Three hours later, Harriet had to concede that in spite of a decent amount of chocolate consumption, the evening had worn on like a steam train that had run out of fuel several miles earlier and was limping into the station thanks to weary passengers resorting to tossing anything not nailed down into the boiler.
It occurred to her at about that same time that if she didn’t catch the night manager at the front desk before he succumbed to a serious nap, she would be sleeping on the floor somewhere after all.
There were only a few people left in the ballroom anyway, so she abandoned TD Piaget to his agent’s clutches, then slipped out of the door and hurried down the hallway to get her key.
“Last bed in the place,” the concierge said with a disinterested tone better suited to an executioner at the Tower of London than a welcoming member of a hotel staff. “Best of luck with it.”
Harriet refused to be alarmed mostly because she was simply too tired to care.
She took her key, made certain she was actually holding it, then managed to yawn her way up a flight of stairs, stumble along a pair of different hallways, and finally come to an ungainly halt in front of a doorway where the number on the door matched the number on the tag attached to the key she was holding.
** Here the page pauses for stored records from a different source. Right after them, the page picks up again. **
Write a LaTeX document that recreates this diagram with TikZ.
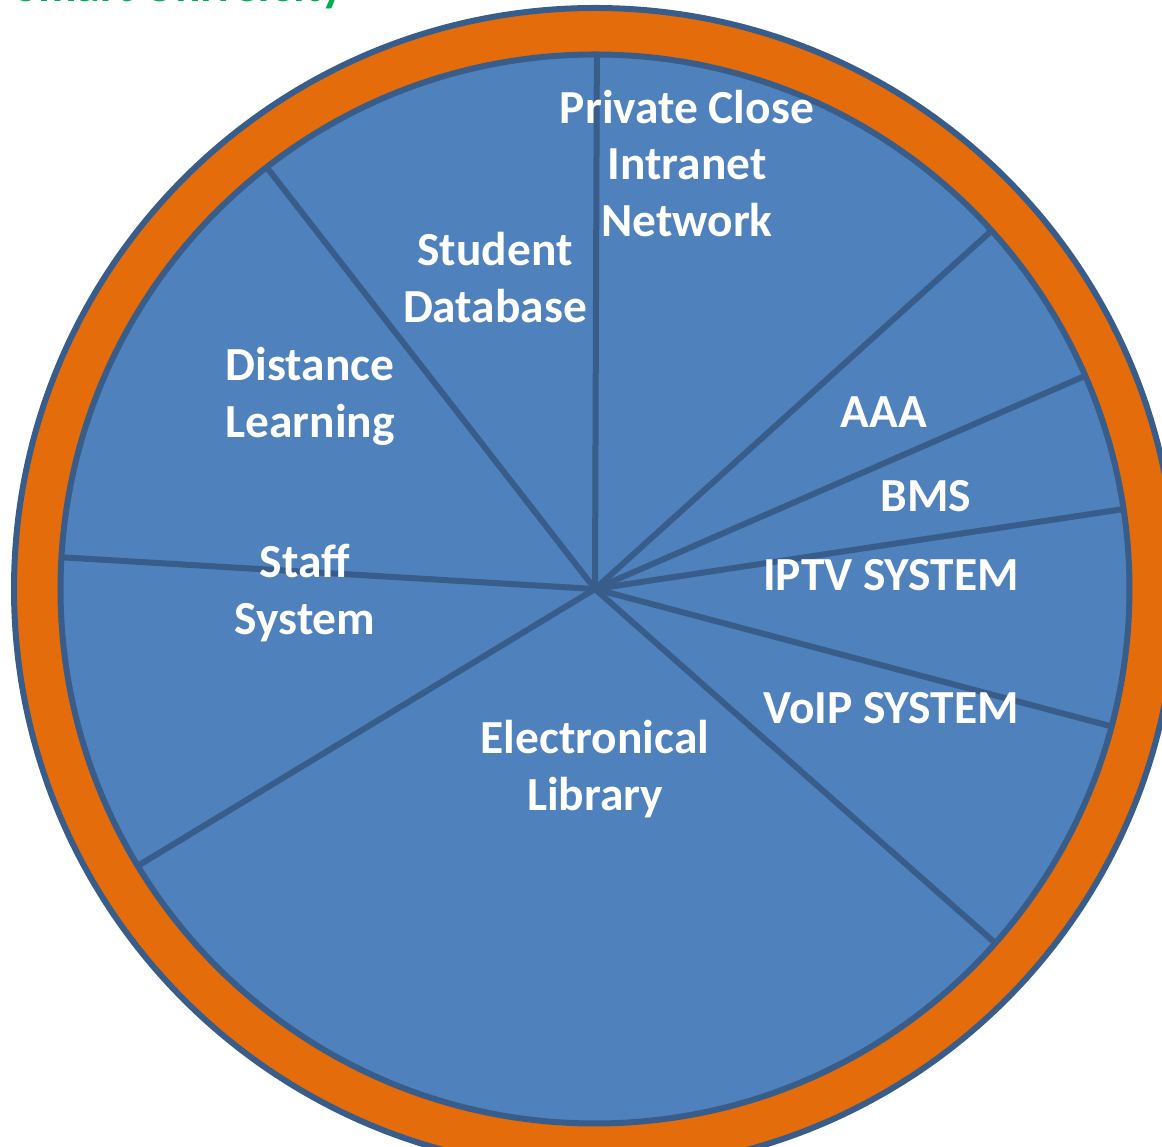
\documentclass[tikz,border=0pt]{standalone}
\usepackage{fontspec}
\setmainfont{Carlito}
\usetikzlibrary{positioning}
\definecolor{pieblue}{HTML}{4F81BD}
\definecolor{piedark}{HTML}{385D8A}
\definecolor{ringorange}{HTML}{E46C0A}
\definecolor{titlegreen}{HTML}{00B050}
\tikzset{
  lbl/.style={text=white,font=\bfseries\fontsize{13.5}{16.2}\selectfont,align=center,inner sep=0pt},
  spoke/.style={piedark,line width=0.06cm}
}

\begin{document}
\begin{tikzpicture}
\useasboundingbox (0,0) rectangle (11.62,-11.47);
\coordinate (o) at (5.95,-5.89);
% ring and disc
\draw[piedark,line width=0.06cm,fill=ringorange] (o) circle (5.81);
\draw[piedark,line width=0.06cm,fill=pieblue] (o) circle (5.345);
% spokes
\draw[spoke] (o) -- ++(89.8:5.345);
\draw[spoke] (o) -- ++(42.1:5.345);
\draw[spoke] (o) -- ++(23.5:5.345);
\draw[spoke] (o) -- ++(8.6:5.345);
\draw[spoke] (o) -- ++(-14.9:5.345);
\draw[spoke] (o) -- ++(-41.5:5.345);
\draw[spoke] (o) -- ++(211.2:5.345);
\draw[spoke] (o) -- ++(176.6:5.345);
\draw[spoke] (o) -- ++(127.9:5.345);
% labels
\node[lbl] (intranet) at (6.87,-1.635) {Private Close\\Intranet\\Network};
\node[lbl] (student) at (4.95,-2.775) {Student\\Database};
\node[lbl] (distance) at (3.10,-3.965) {Distance\\Learning};
\node[lbl] (aaa) at (8.84,-4.12) {AAA};
\node[lbl] (bms) at (9.26,-4.96) {BMS};
\node[lbl] (iptv) at (8.91,-5.75) {IPTV SYSTEM};
\node[lbl] (staff) at (3.05,-5.93) {Staff\\System};
\node[lbl] (voip) at (8.91,-7.08) {VoIP SYSTEM};
\node[lbl] (library) at (5.95,-7.695) {Electronical\\Library};
% title, cut by the page edge
\node[text=titlegreen,font=\bfseries\fontsize{13.5}{16.2}\selectfont,anchor=base west,inner sep=0pt] (title) at (0.15,-0.015) {Smart University};
\end{tikzpicture}
\end{document}
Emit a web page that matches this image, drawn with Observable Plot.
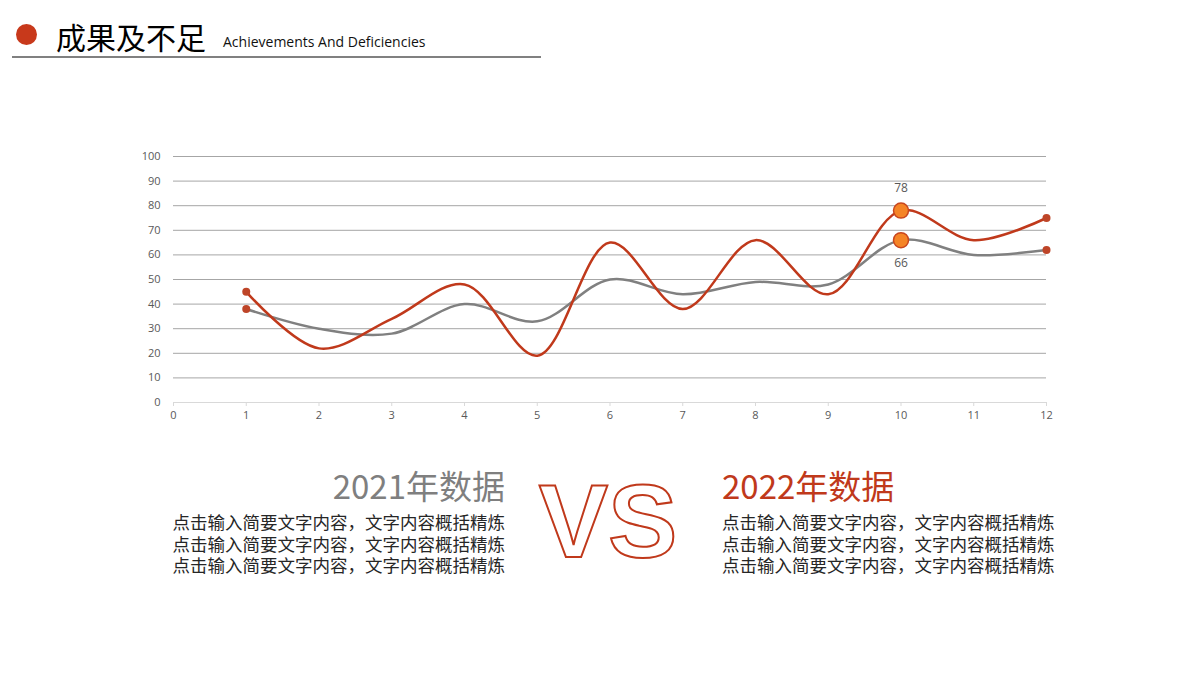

It was hard to ask for more than that.
She started to put the key into the lock only to have the door pulled open so quickly, she almost fell inside.
She caught herself on the doorway, but the only thing that did was allow her to take in the full vision of what awaited her inside a hotel room that definitely should have been on some list of things to avoid in rural England.
There were five beds in that room: four decent ones and a tiny little cot fit for a six-year-old that huddled all by itself in the middle of the room, unprotected and lacking creature comforts like sheets and a pillow.
That little rollaway bed was also doing its best to bear up under the strain of supporting every piece of luggage in the place.
Harriet considered the state of the field. She might have been able to move the bags and find some bedding, true, but that didn’t address the true perils standing at attention in front of her.